Also from the 1985 annual report we get a glimpse into the growing use of IT in the College:
Computer Services has again continued to expand its provision for academic purposes throughout College. Almost all subjects now make some use of computers and in several cases the introduction of new materials and equipment has led to developments in the curriculum which would not have been possible otherwise. At the same time, computer services provide a computing and statistical service to staff and students to aid them in a range of types of research.
Teacher-education students continued to have free access to the range of equipment which they are likely to meet in Primary, Secondary and Special Schools. To meet the DES requirement for teacher-education students a set of nine machines has now been made available. In addition, BA and BSc students have access to machines and software which they are likely to meet in commerce and industry. Subject-based machines are used for the analysis of experimental work, to support student activities in schools research work and for record keeping. The involvement in word-processing continues to grow as staff and students recognise the ease of preparation and clarity of presentation available for the production of theses, dissertations and other papers. Computing in the undergraduate courses occurs in a major way in Computer Education and in Mathematics. In addition, many other subjects include an element of computing in their syllabuses.
Demand for in-service courses for teachers continues to run at a high level. With the introduction of new equipment and materials there seems little doubt that in-service courses will be fully subscribed for the foreseeable future. A programme of courses has again run both during term time and vacations covering the needs of teachers in Primary, Secondary and Special Schools.
Following the successful introduction of computerising student records at the admissions stage the way is now open for this data to be made instantly available to appropriate staff by the development of a network system. Already work has been eliminated in the examinations section by passing on this information in database form.
The College is developing the use of micro-computers and word processing facilities to assist our administration in a number of areas. In the general administration of the College we will shortly introduce word-processing facilities in the Directorate and other administrative offices to assist in the production of minutes, reports, statistics and other administrative publica-tions. In all three Faculties micro-computers and word-processors are being introduced for statistical and record-keeping purposes. A micro-computer is used to provide statistics for the Catering Department and for Central Administration covering pricing policies, production of menus and stock control. We intend to commence work in the 1985-86 session on the provision of computing facilities and programmes to cover the work of the College Finance Department.
In the field of admissions all work from a student’s initial application to the production of student course lists is now computerised. Records produced in the Admissions Unit are used to provide the data for the production of individual student records which are housed in the College Records Office.
In relation to examinations, micro-computers linked to word-processors are used to prepare examination entry lists for Part I and Part II degree examinations. Examination papers for Part I are prepared on word-processors and these and computer equipment are extensively used for the production of mark sheets, mark lists and statistics used by the various Boards of Examiners and the College/University College Examinations Board.

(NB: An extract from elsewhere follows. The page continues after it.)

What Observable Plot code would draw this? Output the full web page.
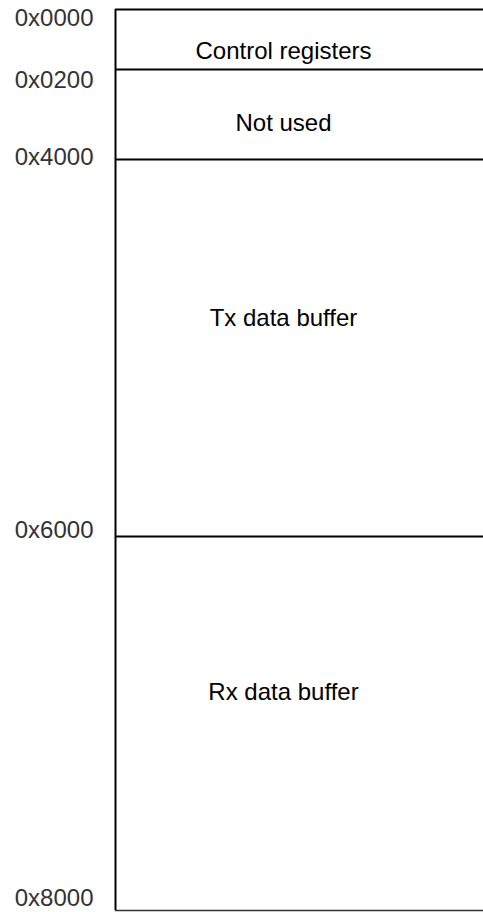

In the coming academic year the staffing of Computing is to be considerably increased. A full-time Head of Computing will replace the half-time Head of Computer Services post, the Computing Assistant will be full-time instead of part-time and the addition of another supporting post is planned. This strengthening of resources will lay the foundations for a more comprehensive provision of services. It is confidently expected that our Computing Services will continue to expand to meet the multiplicity of needs generated by a College of our diversity.